### Aim
Return the material exactly, first line through the line containing "return t.get_window_extent(renderer).width", and nothing more. Pictures stay out.

### Exercise input
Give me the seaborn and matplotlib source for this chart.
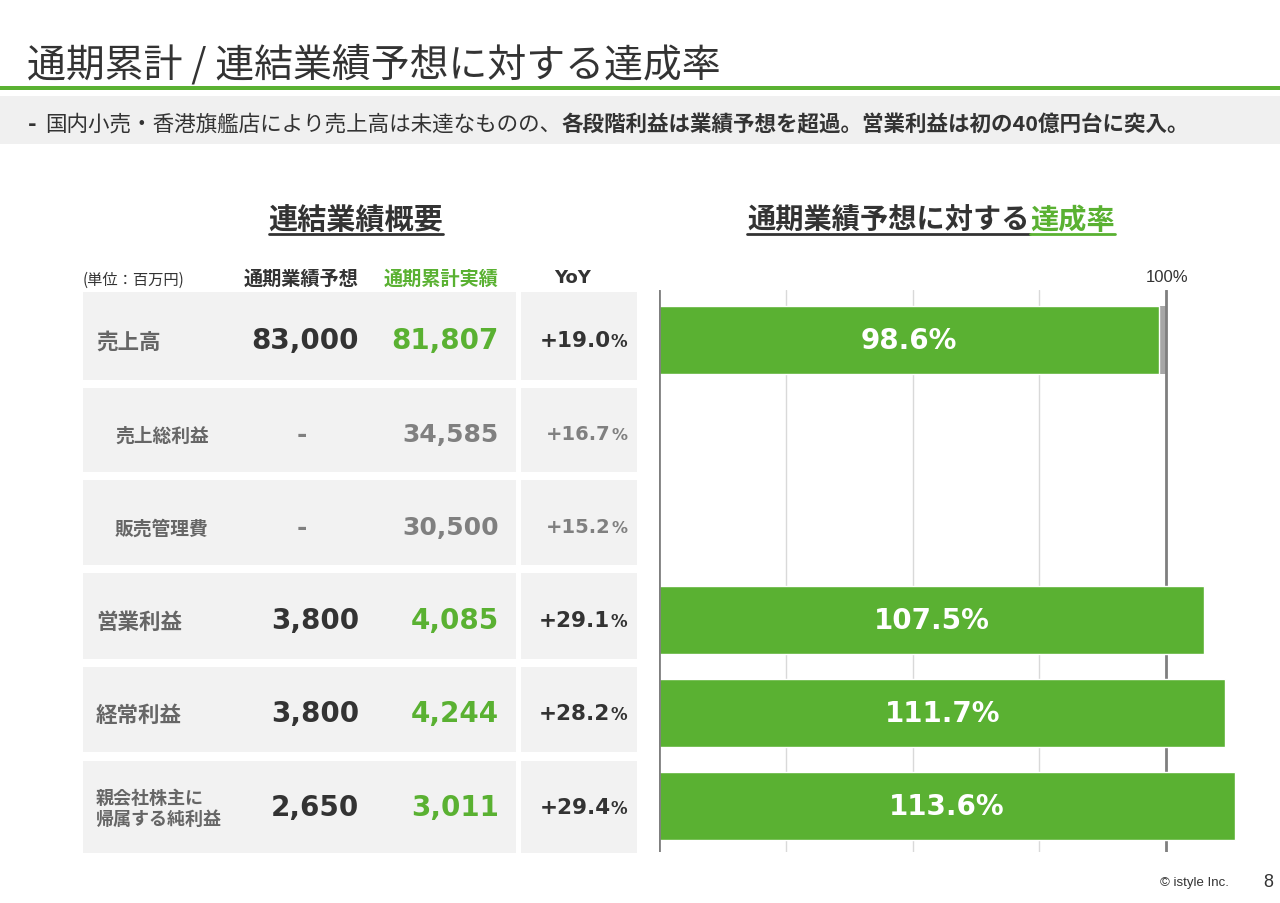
import matplotlib
matplotlib.use('Agg')
import matplotlib.pyplot as plt
import seaborn as sns
import pandas as pd
from matplotlib.patches import Rectangle

# ---------------- data ----------------
categories = ['売上高', '売上総利益', '販売管理費', '営業利益', '経常利益', '親会社株主に\n帰属する純利益']
forecast = [83000, None, None, 3800, 3800, 2650]
actual = [81807, 34585, 30500, 4085, 4244, 3011]
yoy = [19.0, 16.7, 15.2, 29.1, 28.2, 29.4]
achievement = [98.6, None, None, 107.5, 111.7, 113.6]
grid_ticks = [25, 50, 75]
ref_ticks = [0, 100]

title = '通期累計 / 連結業績予想に対する達成率'
sub_normal = '国内小売・香港旗艦店により売上高は未達なものの、'
sub_bold = '各段階利益は業績予想を超過。営業利益は初の40億円台に突入。'
left_header = '連結業績概要'
right_header_a = '通期業績予想に対する'
right_header_b = '達成率'
col_headers = ['(単位：百万円)', '通期業績予想', '通期累計実績', 'YoY']
footer = '© istyle Inc.'
page = '8'

# ---------------- style ----------------
GREEN = '#5ab132'
DARK = '#333333'
GREY_TXT = '#666666'
GREY_NUM = '#808080'
CELL = '#f2f2f2'

sns.set_theme(style='white')
JP = ['Noto Sans CJK JP', 'DejaVu Sans']
NUM = ['DejaVu Sans', 'Noto Sans CJK JP']
ARIAL = ['Liberation Sans', 'DejaVu Sans']
plt.rcParams['font.family'] = JP

fig = plt.figure(figsize=(12.8, 9.04), dpi=100)
bg = fig.add_axes([0, 0, 1, 1], zorder=0)
bg.set_xlim(0, 1280)
bg.set_ylim(904, 0)
bg.axis('off')
renderer = fig.canvas.get_renderer()


def width_px(t):
    return t.get_window_extent(renderer).width


# title + rule
bg.text(27, 65, title, fontsize=28, color=DARK, va='center', family=JP)
bg.add_patch(Rectangle((0, 87), 1280, 4, color=GREEN, lw=0))
bg.add_patch(Rectangle((0, 97), 1280, 48, color='#f0f0f0', lw=0))
bg.text(28, 125, '-', fontsize=15, fontweight='bold', color=DARK, va='center', family=NUM)
t1 = bg.text(45, 125, sub_normal, fontsize=15.5, color=DARK, va='center', family=JP)
w1 = width_px(t1)
bg.text(45 + w1, 125, sub_bold, fontsize=15.5, fontweight='bold', color=DARK, va='center', family=JP)

# section headers with underline
th = bg.text(356, 221, left_header, fontsize=21, fontweight='bold', color=DARK,
             ha='center', va='center', family=JP)
wh = width_px(th)
bg.plot([356 - wh / 2, 356 + wh / 2], [235, 235], color=DARK, lw=2)

ta = bg.text(0, 221, right_header_a, fontsize=20.3, fontweight='bold', color=DARK, va='center', family=JP)
tb = bg.text(0, 221, right_header_b, fontsize=20.3, fontweight='bold', color=GREEN, va='center', family=JP)
wa, wb = width_px(ta), width_px(tb)
x0 = 931 - (wa + wb) / 2
ta.set_x(x0)
tb.set_x(x0 + wa)
bg.plot([x0, x0 + wa], [235, 235], color=DARK, lw=2)
bg.plot([x0 + wa, x0 + wa + wb], [235, 235], color=GREEN, lw=2)

# column headers
bg.text(83, 280, col_headers[0], fontsize=11, color=DARK, va='center', family=JP)
bg.text(301, 279, col_headers[1], fontsize=13.8, fontweight='bold', color=DARK, ha='center', va='center', family=JP)
bg.text(441, 279, col_headers[2], fontsize=13.8, fontweight='bold', color=GREEN, ha='center', va='center', family=JP)
bg.text(573, 278, col_headers[3], fontsize=13, fontweight='bold', color=DARK, ha='center', va='center', family=NUM)

# table cells
cell_tops = [293, 389, 481, 574, 668, 762]
cell_bots = [381, 473, 566, 660, 753, 854]
text_y = [341, 435, 528, 621, 714, 808]
for top, bot in zip(cell_tops, cell_bots):
    bg.add_patch(Rectangle((83, top), 433, bot - top, color=CELL, lw=0))
    bg.add_patch(Rectangle((521, top), 116, bot - top, color=CELL, lw=0))

for cat, fc, ac, yy, y in zip(categories, forecast, actual, yoy, text_y):
    secondary = fc is None
    if secondary:
        bg.text(115, y + 1, cat, fontsize=13.5, fontweight='bold', color=GREY_TXT, va='center', family=JP)
        bg.text(302, y, '-', fontsize=18, fontweight='bold', color=GREY_NUM, ha='center', va='center', family=NUM)
        bg.text(499, y, f'{ac:,}', fontsize=18, fontweight='bold', color=GREY_NUM, ha='right', va='center', family=NUM)
        tp = bg.text(627, y + 1, '%', fontsize=11.5, fontweight='bold', color=GREY_NUM, ha='right', va='center', family=NUM)
        wp = width_px(tp)
        bg.text(627 - wp, y, f'+{yy:.1f}', fontsize=14, fontweight='bold', color=GREY_NUM, ha='right', va='center', family=NUM)
    else:
        fs = 13 if '\n' in cat else 15.5
        bg.text(96, y + 1, cat, fontsize=fs, fontweight='bold', color=GREY_TXT, va='center',
                linespacing=1.15, family=JP)
        bg.text(359, y, f'{fc:,}', fontsize=20, fontweight='bold', color=DARK, ha='right', va='center', family=NUM)
        bg.text(499, y, f'{ac:,}', fontsize=20, fontweight='bold', color=GREEN, ha='right', va='center', family=NUM)
        tp = bg.text(627, y + 1, '%', fontsize=12, fontweight='bold', color=DARK, ha='right', va='center', family=NUM)
        wp = width_px(tp)
        bg.text(627 - wp, y, f'+{yy:.1f}', fontsize=15.5, fontweight='bold', color=DARK, ha='right', va='center', family=NUM)

# footer
bg.text(1229, 883, footer, fontsize=9.5, color=DARK, ha='right', va='center', family=ARIAL)
bg.text(1268, 883, page, fontsize=13, color=DARK, ha='center', va='center', family=ARIAL)

# ---------------- bar chart ----------------
px_per_pct = 507 / 100
ax_left_px, ax_right_px, ax_top_px, ax_bot_px = 659, 1262, 291, 853
ax = fig.add_axes([ax_left_px / 1280, (904 - ax_bot_px) / 904,
                   (ax_right_px - ax_left_px) / 1280, (ax_bot_px - ax_top_px) / 904], zorder=1)
ax.patch.set_alpha(0)

df = pd.DataFrame({'cat': categories, 'rate': achievement}).dropna()
sns.barplot(data=df, x='rate', y='cat', order=categories, orient='h', color=GREEN,
            saturation=1, width=0.73, ax=ax, zorder=2)

# remainder up to 100%
for cat, v in zip(categories, achievement):
    if v is not None and v < 100:
        ax.barh(categories.index(cat), 100 - v, left=v + 0.15, height=0.73,
                color='#a6a6a6', zorder=1, lw=0)

for g in grid_ticks:
    ax.axvline(g, color='#d9d9d9', lw=1, zorder=0.5)
ax.axvline(ref_ticks[0], color='#7f7f7f', lw=2, zorder=3)
ax.axvline(ref_ticks[1], color='#7f7f7f', lw=2, zorder=1.5)

ax.set_xlim(0, (ax_right_px - ax_left_px) / px_per_pct)
pitch = 93.2
ax.set_ylim(5 + (ax_bot_px - 807) / pitch, -(341 - ax_top_px) / pitch)
for s in ax.spines.values():
    s.set_visible(False)
ax.set_xticks([])
ax.set_yticks([])
ax.set_xlabel('')
ax.set_ylabel('')

cont = ax.containers[0]
ax.bar_label(cont, labels=[f'{b.get_width():.1f}%' for b in cont], label_type='center',
             color='white', fontsize=20, fontweight='bold', family=NUM)

ax.annotate(f'{ref_ticks[1]}%', xy=(ref_ticks[1], 1), xycoords=('data', 'axes fraction'),
            xytext=(1, 4), textcoords='offset points', ha='center', va='bottom',
            fontsize=12, color=DARK, family=ARIAL)

fig.savefig('out.png', dpi=100)
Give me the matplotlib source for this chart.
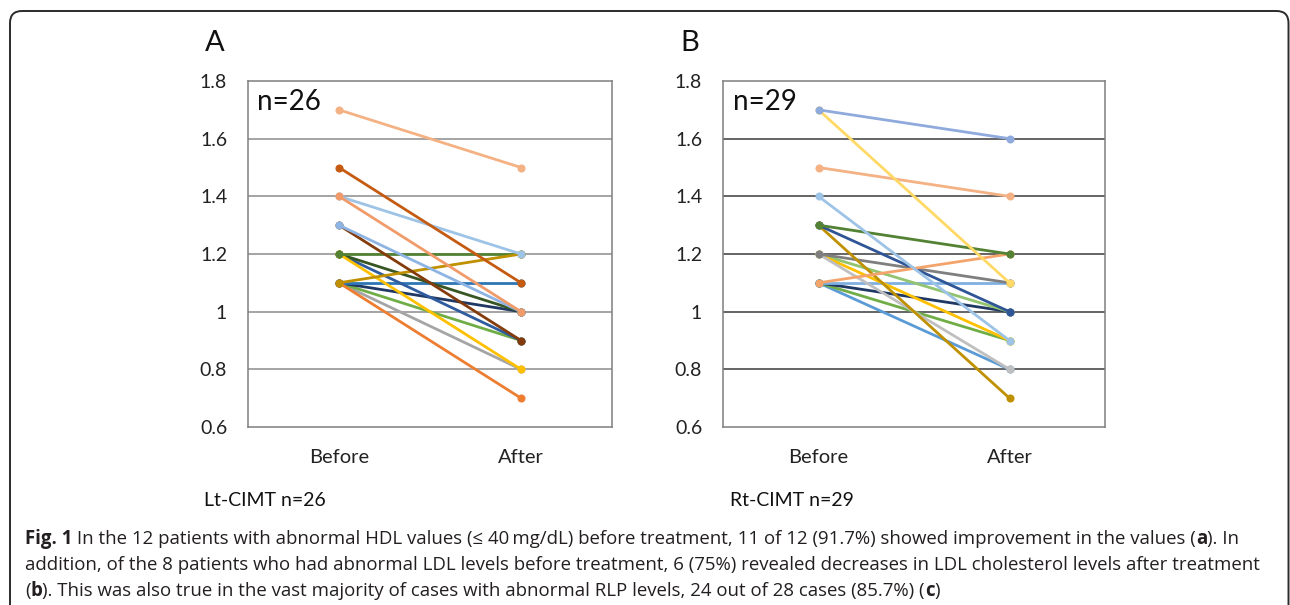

### Answer to this task
Give me the seaborn and matplotlib source for this chart.
import matplotlib
matplotlib.use('Agg')
import matplotlib.pyplot as plt
import seaborn as sns
import pandas as pd
from matplotlib.patches import Rectangle

# ---------------- data ----------------
categories = ['売上高', '売上総利益', '販売管理費', '営業利益', '経常利益', '親会社株主に\n帰属する純利益']
forecast = [83000, None, None, 3800, 3800, 2650]
actual = [81807, 34585, 30500, 4085, 4244, 3011]
yoy = [19.0, 16.7, 15.2, 29.1, 28.2, 29.4]
achievement = [98.6, None, None, 107.5, 111.7, 113.6]
grid_ticks = [25, 50, 75]
ref_ticks = [0, 100]

title = '通期累計 / 連結業績予想に対する達成率'
sub_normal = '国内小売・香港旗艦店により売上高は未達なものの、'
sub_bold = '各段階利益は業績予想を超過。営業利益は初の40億円台に突入。'
left_header = '連結業績概要'
right_header_a = '通期業績予想に対する'
right_header_b = '達成率'
col_headers = ['(単位：百万円)', '通期業績予想', '通期累計実績', 'YoY']
footer = '© istyle Inc.'
page = '8'

# ---------------- style ----------------
GREEN = '#5ab132'
DARK = '#333333'
GREY_TXT = '#666666'
GREY_NUM = '#808080'
CELL = '#f2f2f2'

sns.set_theme(style='white')
JP = ['Noto Sans CJK JP', 'DejaVu Sans']
NUM = ['DejaVu Sans', 'Noto Sans CJK JP']
ARIAL = ['Liberation Sans', 'DejaVu Sans']
plt.rcParams['font.family'] = JP

fig = plt.figure(figsize=(12.8, 9.04), dpi=100)
bg = fig.add_axes([0, 0, 1, 1], zorder=0)
bg.set_xlim(0, 1280)
bg.set_ylim(904, 0)
bg.axis('off')
renderer = fig.canvas.get_renderer()


def width_px(t):
    return t.get_window_extent(renderer).width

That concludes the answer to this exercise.